L'œcuménisme est donc vécu au quotidien par les Églises orientales?

Dans une famille, il arrive qu'il ait deux beaux-frères, l'un catholique, l'autre orthodoxe. Parfois, des fidèles ont un père orthodoxe, une mère catholique ou inversement. Il existe une réalité d'œcuménisme qui se vit de manière concrète. C'est à prendre en considération.

L’œcuménisme ne consiste pas simplement en des échanges entre théologiens. Il s'agit de relations, le fait de se reconnaître ensemble chrétiens dans l'unité de baptême, l'unité de foi et donc de prière. Des choses se vivent et dans un Moyen-Orient où les chrétiens sont minoritaires, il est clair que cela doit les conduire à s'unir pour affronter les difficultés qu'ils rencontrent, à la fois sur le plan social, sur le plan politique et sécuritaire. En restant divisés, ils n'y arriveront pas.

D'autant qu'ils se trouvent, en tout cas en ce moment, dans des zones de fortes tensions, voire de guerre. On imagine que ce n’est d’ailleurs pas sans effet sur l'œcuménisme.

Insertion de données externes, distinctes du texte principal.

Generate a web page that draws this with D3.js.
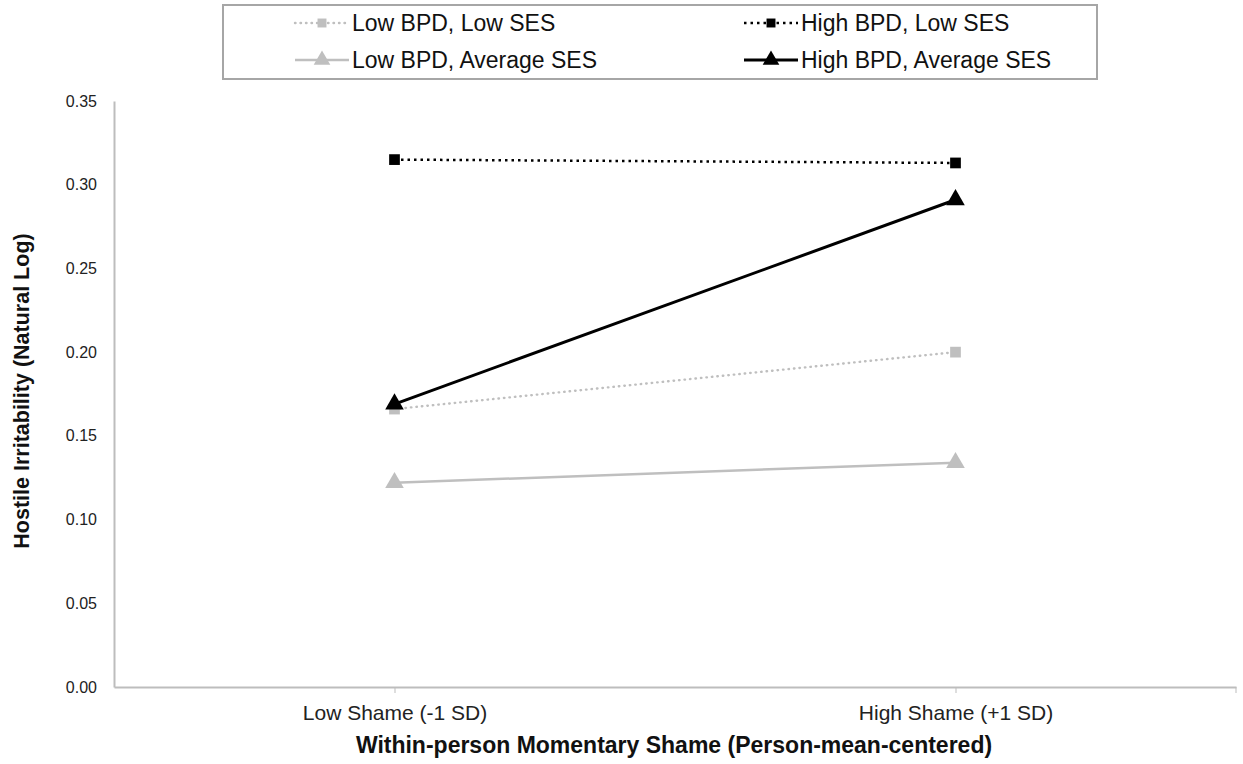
<!DOCTYPE html>
<html>
<head>
<meta charset="utf-8">
<script src="https://cdn.jsdelivr.net/npm/d3@7"></script>
<style>
  body { margin: 0; background: #fff; }
  text { font-family: "Liberation Sans", Arial, sans-serif; }
</style>
</head>
<body>
<svg id="chart" width="1243" height="764"></svg>
<script>
const categories = ["Low Shame (-1 SD)", "High Shame (+1 SD)"];
const lowBpdLowSes = [0.166, 0.200];
const highBpdLowSes = [0.315, 0.313];
const lowBpdAvgSes = [0.122, 0.134];
const highBpdAvgSes = [0.169, 0.291];
const yTicks = [0.00, 0.05, 0.10, 0.15, 0.20, 0.25, 0.30, 0.35];

const series = [
    { name: "Low BPD, Low SES", values: lowBpdLowSes, color: "#bfbfbf", dash: "0.5,5", cap: "round", width: 2.4, marker: "square" },
    { name: "High BPD, Low SES", values: highBpdLowSes, color: "#000", dash: "2.5,4", cap: "butt", width: 2.5, marker: "square" },
    { name: "Low BPD, Average SES", values: lowBpdAvgSes, color: "#bfbfbf", dash: null, cap: "butt", width: 2.5, marker: "triangle" },
    { name: "High BPD, Average SES", values: highBpdAvgSes, color: "#000", dash: null, cap: "butt", width: 3, marker: "triangle" }
];

const margin = { top: 101, right: 7, bottom: 77, left: 114 };
const width = 1243, height = 764;
const innerWidth = width - margin.left - margin.right;
const innerHeight = height - margin.top - margin.bottom;

const svg = d3.select("#chart");
const g = svg.append("g").attr("transform", `translate(${margin.left},${margin.top})`);

const xScale = d3.scalePoint().domain(categories).range([0, innerWidth]).padding(0.5);
const yScale = d3.scaleLinear().domain([0, 0.35]).range([innerHeight, 0]);

// y axis
const yAxis = d3.axisLeft(yScale).tickValues(yTicks).tickFormat(d3.format(".2f")).tickSize(0).tickPadding(17);
const yg = g.append("g").attr("class", "y-axis").call(yAxis);
yg.select(".domain").attr("stroke", "#bdbdbd").attr("stroke-width", 2);
yg.selectAll("text").attr("font-size", 16).attr("fill", "#222").attr("font-family", "Liberation Sans, Arial, sans-serif");

// x axis
const xAxis = d3.axisBottom(xScale).tickSize(6).tickSizeOuter(0).tickPadding(12);
const xg = g.append("g").attr("class", "x-axis").attr("transform", `translate(0,${innerHeight})`).call(xAxis);
xg.select(".domain").attr("stroke", "#bdbdbd").attr("stroke-width", 2);
xg.selectAll(".tick line").attr("stroke", "#bdbdbd");
xg.selectAll("text").attr("font-size", 21).attr("fill", "#222").attr("font-family", "Liberation Sans, Arial, sans-serif");
xg.append("line").attr("x1", innerWidth).attr("x2", innerWidth).attr("y1", 0).attr("y2", 6).attr("stroke", "#bdbdbd");

// axis titles
svg.append("text")
    .attr("x", 674)
    .attr("y", 753)
    .attr("text-anchor", "middle")
    .attr("font-size", 23)
    .attr("font-weight", "bold")
    .attr("fill", "#111")
    .text("Within-person Momentary Shame (Person-mean-centered)");

svg.append("text")
    .attr("transform", `translate(29,${margin.top + innerHeight / 2 - 3}) rotate(-90)`)
    .attr("text-anchor", "middle")
    .attr("font-size", 21.5)
    .attr("font-weight", "bold")
    .attr("fill", "#111")
    .text("Hostile Irritability (Natural Log)");

const line = d3.line()
    .x((d, i) => xScale(categories[i]))
    .y(d => yScale(d));

const squareSym = d3.symbol().type(d3.symbolSquare).size(115);
const triSym = d3.symbol().type(d3.symbolTriangle).size(150);

series.forEach(s => {
    g.append("path")
        .datum(s.values)
        .attr("fill", "none")
        .attr("stroke", s.color)
        .attr("stroke-width", s.width)
        .attr("stroke-dasharray", s.dash)
        .attr("stroke-linecap", s.cap)
        .attr("d", line);

    g.selectAll(null)
        .data(s.values)
        .join("path")
        .attr("transform", (d, i) => `translate(${xScale(categories[i])},${yScale(d)})`)
        .attr("d", s.marker === "square" ? squareSym : triSym)
        .attr("fill", s.color);
});

// legend
const legend = svg.append("g");
legend.append("rect")
    .attr("x", 223).attr("y", 5)
    .attr("width", 874).attr("height", 74)
    .attr("fill", "#fff")
    .attr("stroke", "#a6a6a6")
    .attr("stroke-width", 2);

const legendPos = [
    { x: 295, y: 23 }, { x: 744, y: 23 },
    { x: 295, y: 60 }, { x: 744, y: 60 }
];

series.forEach((s, i) => {
    const p = legendPos[i];
    const item = legend.append("g").attr("transform", `translate(${p.x},${p.y})`);
    item.append("line")
        .attr("x1", 0).attr("x2", 54)
        .attr("stroke", s.color)
        .attr("stroke-width", s.width)
        .attr("stroke-dasharray", s.dash)
        .attr("stroke-linecap", s.cap);
    item.append("path")
        .attr("transform", "translate(27,0)")
        .attr("d", s.marker === "square" ? d3.symbol().type(d3.symbolSquare).size(80)() : d3.symbol().type(d3.symbolTriangle).size(120)())
        .attr("fill", s.color);
    item.append("text")
        .attr("x", 57)
        .attr("dy", "0.36em")
        .attr("font-size", 23)
        .attr("fill", "#111")
        .text(s.name);
});
</script>
</body>
</html>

En Ukraine ou en Éthiopie, il s’agit de guerres entre chrétiens, ce qui est difficile. Vous connaissez la situation du monde orthodoxe en Ukraine: une partie prend ses distances vis à vis de Moscou pour se rapprocher de Constantinople et sans doute l'Église catholique qui certes ne se mêle pas des questions orthodoxes -et ça c'est très important- joue un rôle positif d'un point de vue spirituel, théologique, un rôle également de médiation pour encourager des évolutions heureuses de ce monde orthodoxe.

Après si on regarde aujourd'hui la bande de Gaza par exemple, il est certain qu’entre la paroisse orthodoxe qui a été durement touchée par des obus, l'hôpital protestant, la paroisse catholique, de toute évidence, les liens ont été resserrés, mais ils étaient étroits depuis longtemps.

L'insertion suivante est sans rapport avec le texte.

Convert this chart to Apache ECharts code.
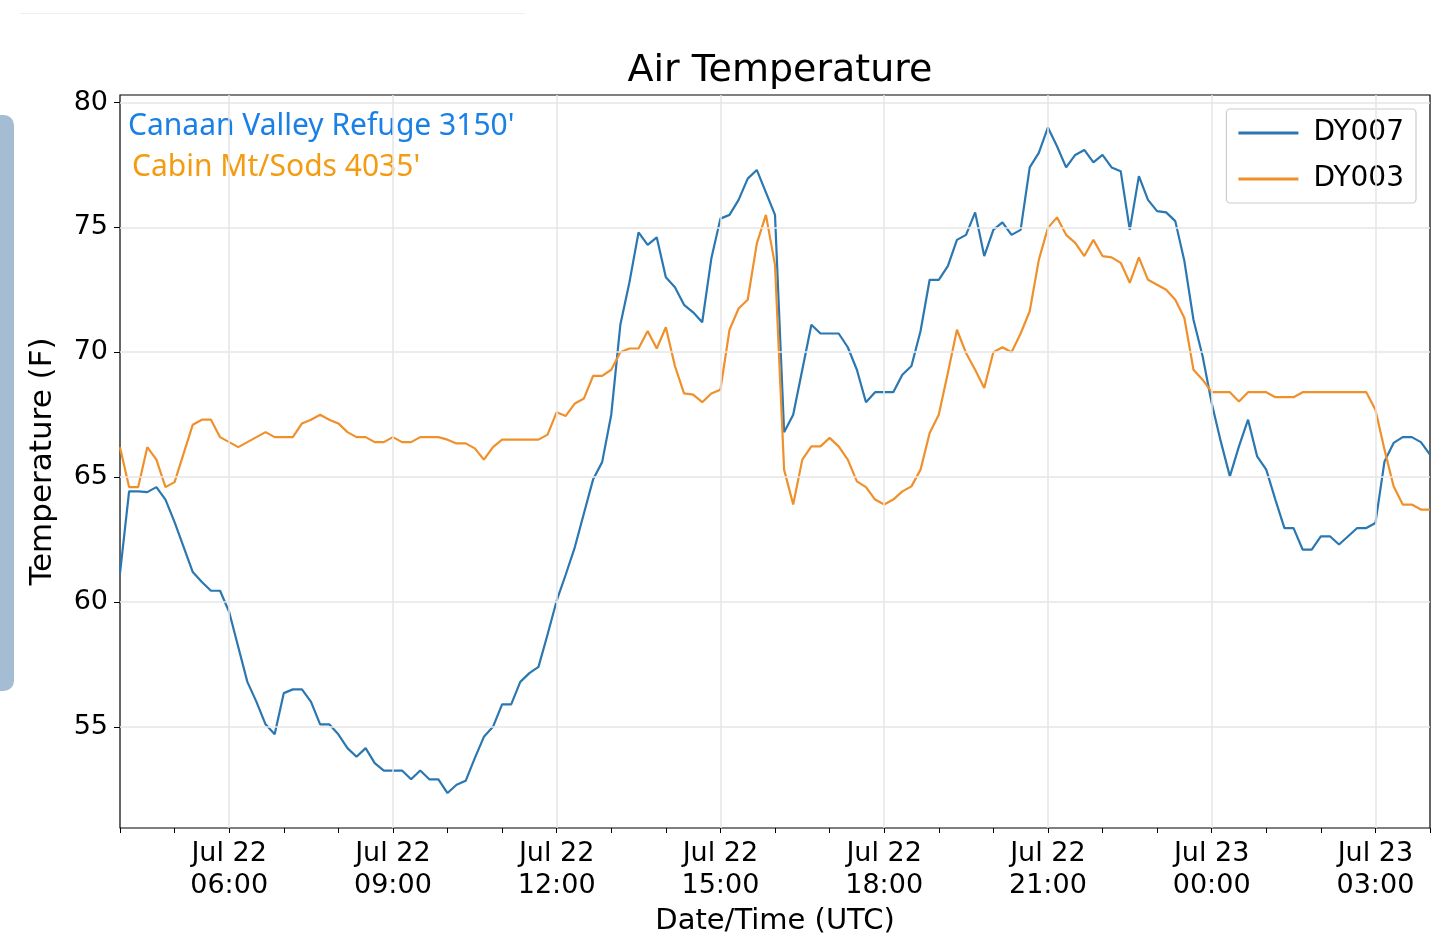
<!DOCTYPE html>
<html>
<head>
<meta charset="utf-8">
<script src="https://cdn.jsdelivr.net/npm/echarts@6/dist/echarts.min.js"></script>
<style>
    html, body { margin: 0; padding: 0; background: #fff; }
    #chart { width: 1440px; height: 944px; }
</style>
</head>
<body>
<div id="chart"></div>
<script>
// 数据：从 Jul 22 04:00 UTC 起，每 10 分钟一个点
const startLabel = 'Jul 22 04:00'
const stepMinutes = 10

const dy007 = [
    61.15, 64.43, 64.43, 64.4, 64.6, 64.1, 63.2, 62.2, 61.2, 60.8,
    60.45, 60.45, 59.6, 58.2, 56.8, 56.0, 55.1, 54.7, 56.35, 56.5,
    56.5, 56.0, 55.1, 55.1, 54.7, 54.15, 53.8, 54.15, 53.55, 53.25,
    53.25, 53.25, 52.9, 53.25, 52.9, 52.9, 52.35, 52.68, 52.84, 53.75,
    54.6, 55.0, 55.9, 55.9, 56.8, 57.15, 57.4, 58.7, 60.05, 61.1,
    62.2, 63.55, 64.9, 65.6, 67.5, 71.1, 72.8, 74.8, 74.3, 74.6,
    73.0, 72.6, 71.9, 71.6, 71.2, 73.75, 75.35, 75.5, 76.1, 76.95,
    77.3, 76.4, 75.5, 66.8, 67.5, 69.3, 71.1, 70.75, 70.75, 70.75,
    70.2, 69.3, 68.0, 68.4, 68.4, 68.4, 69.1, 69.45, 70.85, 72.9,
    72.9, 73.45, 74.5, 74.7, 75.6, 73.85, 74.9, 75.2, 74.7, 74.9,
    77.4, 77.98, 79.0, 78.25, 77.4, 77.9, 78.1, 77.6, 77.9, 77.4,
    77.25, 74.9, 77.05, 76.1, 75.65, 75.6, 75.25, 73.65, 71.3, 69.85,
    67.97, 66.43, 65.03, 66.23, 67.3, 65.83, 65.3, 64.1, 62.96, 62.96,
    62.1, 62.1, 62.63, 62.63, 62.3, 62.63, 62.96, 62.96, 63.16, 65.63,
    66.37, 66.6, 66.6, 66.4, 65.9
]

const dy003 = [
    66.2, 64.6, 64.6, 66.2, 65.7, 64.6, 64.8, 65.95, 67.1, 67.3,
    67.3, 66.6, 66.4, 66.2, 66.4, 66.6, 66.8, 66.6, 66.6, 66.6,
    67.15, 67.3, 67.5, 67.3, 67.15, 66.8, 66.6, 66.6, 66.4, 66.4,
    66.6, 66.4, 66.4, 66.6, 66.6, 66.6, 66.5, 66.35, 66.35, 66.15,
    65.7, 66.2, 66.5, 66.5, 66.5, 66.5, 66.5, 66.7, 67.6, 67.45,
    67.95, 68.15, 69.05, 69.05, 69.3, 70.0, 70.15, 70.15, 70.85, 70.15,
    71.0, 69.45, 68.35, 68.3, 68.0, 68.35, 68.5, 70.9, 71.75, 72.1,
    74.35, 75.5, 73.5, 65.3, 63.9, 65.7, 66.23, 66.23, 66.57, 66.23,
    65.7, 64.83, 64.6, 64.1, 63.9, 64.1, 64.43, 64.63, 65.3, 66.77,
    67.5, 69.17, 70.9, 69.97, 69.3, 68.57, 70.0, 70.2, 70.0, 70.75,
    71.64, 73.7, 74.98, 75.4, 74.7, 74.38, 73.85, 74.5, 73.85, 73.8,
    73.58, 72.78, 73.8, 72.9, 72.7, 72.5, 72.1, 71.37, 69.3, 68.9,
    68.4, 68.4, 68.4, 68.03, 68.4, 68.4, 68.4, 68.2, 68.2, 68.2,
    68.4, 68.4, 68.4, 68.4, 68.4, 68.4, 68.4, 68.4, 67.7, 66.1,
    64.63, 63.9, 63.9, 63.7, 63.7
]

// 刻度（距 04:00 的分钟数）
const xTickMinutes = [120, 300, 480, 660, 840, 1020, 1200, 1380]
const xTickLabels = ['Jul 22\n06:00', 'Jul 22\n09:00', 'Jul 22\n12:00', 'Jul 22\n15:00',
    'Jul 22\n18:00', 'Jul 22\n21:00', 'Jul 23\n00:00', 'Jul 23\n03:00']
const yTicks = [55, 60, 65, 70, 75, 80]

function toPoints(values) {
    return values.map((v, i) => [i * stepMinutes, v])
}

let hourTicks = []
for (let m = 0; m <= 1440; m += 60) hourTicks.push(m)

const gridLine = { color: '#e6e6e6', width: 1.5, type: 'solid' }
const font = 'DejaVu Sans'

var myChart = echarts.init(document.getElementById('chart'))

var option = {
    animation: false,
    textStyle: { fontFamily: font },
    title: {
        text: 'Air Temperature',
        left: 775,
        textAlign: 'center',
        top: 47,
        textStyle: { fontSize: 38, fontWeight: 'normal', color: '#000', fontFamily: font }
    },
    grid: {
        left: 120, right: 10, top: 95, bottom: 116,
        show: true, borderColor: '#000', borderWidth: 1.2, backgroundColor: 'transparent'
    },
    legend: {
        orient: 'vertical',
        right: 24, top: 109,
        itemWidth: 60, itemHeight: 3, itemGap: 18,
        icon: 'rect',
        padding: [10, 12, 10, 12],
        borderColor: '#ccc', borderWidth: 1.2, borderRadius: 4,
        textStyle: { fontSize: 28, color: '#000', fontFamily: font, padding: [0, 0, 0, 10] },
        data: ['DY007', 'DY003']
    },
    xAxis: {
        type: 'value',
        min: 0, max: 1440,
        name: 'Date/Time (UTC)',
        nameLocation: 'middle',
        nameGap: 76,
        nameTextStyle: { fontSize: 29, color: '#000', fontFamily: font },
        axisLine: { show: false },
        splitLine: { show: false },
        axisTick: { show: true, customValues: hourTicks, length: 5, lineStyle: { color: '#000' } },
        axisLabel: {
            customValues: xTickMinutes,
            formatter: (v) => xTickLabels[xTickMinutes.indexOf(v)] || '',
            fontSize: 27, color: '#000', lineHeight: 32, margin: 10, fontFamily: font
        }
    },
    yAxis: {
        type: 'value',
        min: 50.95, max: 80.3,
        name: 'Temperature (F)',
        nameLocation: 'middle',
        nameGap: 62,
        nameTextStyle: { fontSize: 31, color: '#000', fontFamily: font },
        axisLine: { show: false },
        splitLine: { show: false },
        axisTick: { show: true, customValues: yTicks, length: 6, lineStyle: { color: '#000' } },
        axisLabel: { customValues: yTicks, fontSize: 27, color: '#000', margin: 12, fontFamily: font }
    },
    graphic: [
        {
            type: 'rect', left: -12, top: 115,
            shape: { width: 26, height: 576, r: 10 },
            style: { fill: '#a4bdd3' }
        },
        {
            type: 'rect', left: 20, top: 13,
            shape: { width: 505, height: 1 },
            style: { fill: '#eeeeee' }
        },
        {
            type: 'text', left: 128, top: 111,
            style: { text: "Canaan Valley Refuge 3150'", fill: '#1a80e6', font: '30px "Noto Sans"' }
        },
        {
            type: 'text', left: 132, top: 152,
            style: { text: "Cabin Mt/Sods 4035'", fill: '#f39c12', font: '30px "Noto Sans"' }
        }
    ],
    series: [
        {
            name: 'DY007',
            type: 'line',
            data: toPoints(dy007),
            showSymbol: false,
            color: '#2a77b1',
            lineStyle: { width: 2.2, color: '#2a77b1' },
            z: 3,
            markLine: {
                silent: true,
                symbol: 'none',
                label: { show: false },
                lineStyle: gridLine,
                data: yTicks.map(v => ({ yAxis: v })).concat(xTickMinutes.map(m => ({ xAxis: m })))
            }
        },
        {
            name: 'DY003',
            type: 'line',
            data: toPoints(dy003),
            showSymbol: false,
            color: '#f0902b',
            lineStyle: { width: 2.2, color: '#f0902b' },
            z: 3
        }
    ]
}

myChart.setOption(option)
</script>
</body>
</html>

Tout comme en Syrie, il est clair que toute l'Église catholique a prié pour deux évêques orthodoxes enlevés et tués par les islamistes. Elle a prié pour leur libération puis pour leurs familles et leurs communautés. Donc, oui, il y a certainement des liens resserrés devant les difficultés, ce qui malheureusement n'a pas fonctionné lors de la chute de l'Union soviétique. Qu'ils soient orthodoxes ou catholiques, les chrétiens qui furent tous victimes de persécution ne se sont pas rapproché alors. La chute de l’URSS n'a pas favorisé l'œcuménisme. Vous savez, il y a l'œcuménisme du sang, et puis après ça, il y a le travail des appareils ecclésiastiques, et ça n'a pas toujours fonctionné harmonieusement. Il y a aussi, pour les pays d'Europe de l'Est, le fait que pendant la période communiste, les Églises catholiques ont été rayées de la carte et que parfois les comités orthodoxes qui avaient bénéficié de confiscation des églises catholiques et ne les rendent pas les biens. Les relations peuvent demeurer difficile en Europe de l'Est. Mais au Proche-Orient, il me semble que cela fonctionne mieux.

Quel peut être le rôle des Églises orientales dans le dialogue œcuménique? Ce n’était pas certes l'objet du décret Orientalium Ecclesiarium issu de Vatican II, mais il me semble qu’à ce moment-là, on espérait que l’apport des Églises orientales crée pour les orthodoxes l'idée d'un climat viable en vue de l'unité…

Cela suppose qu'il y a un dépassement de ce soupçon de traîtrise que parfois l'orthodoxie peut porter sur des communautés catholiques orientales, mais aussi parfois le constat que les églises catholiques orientales seraient elles-mêmes un frein à l'œcuménisme.

Si on veut l'unité, le fait qu'il y ait dans l'Église catholique ces communautés qui apportent leur expérience orientale, leurs traditions, leur patristique, leur théologie, leur liturgie, doit être perçu comme un chemin d'unité, comme une pierre d'attente vers l'unité. Mais pour le moment, dans le dialogue œcuménique, c'est vrai qu'il n'y a pas beaucoup de choses qui sont réalisées et parfois le dialogue œcuménique entre les réalités orientales et l'Église latine est souvent le fait de religieux latins, dominicains, jésuites ou autres.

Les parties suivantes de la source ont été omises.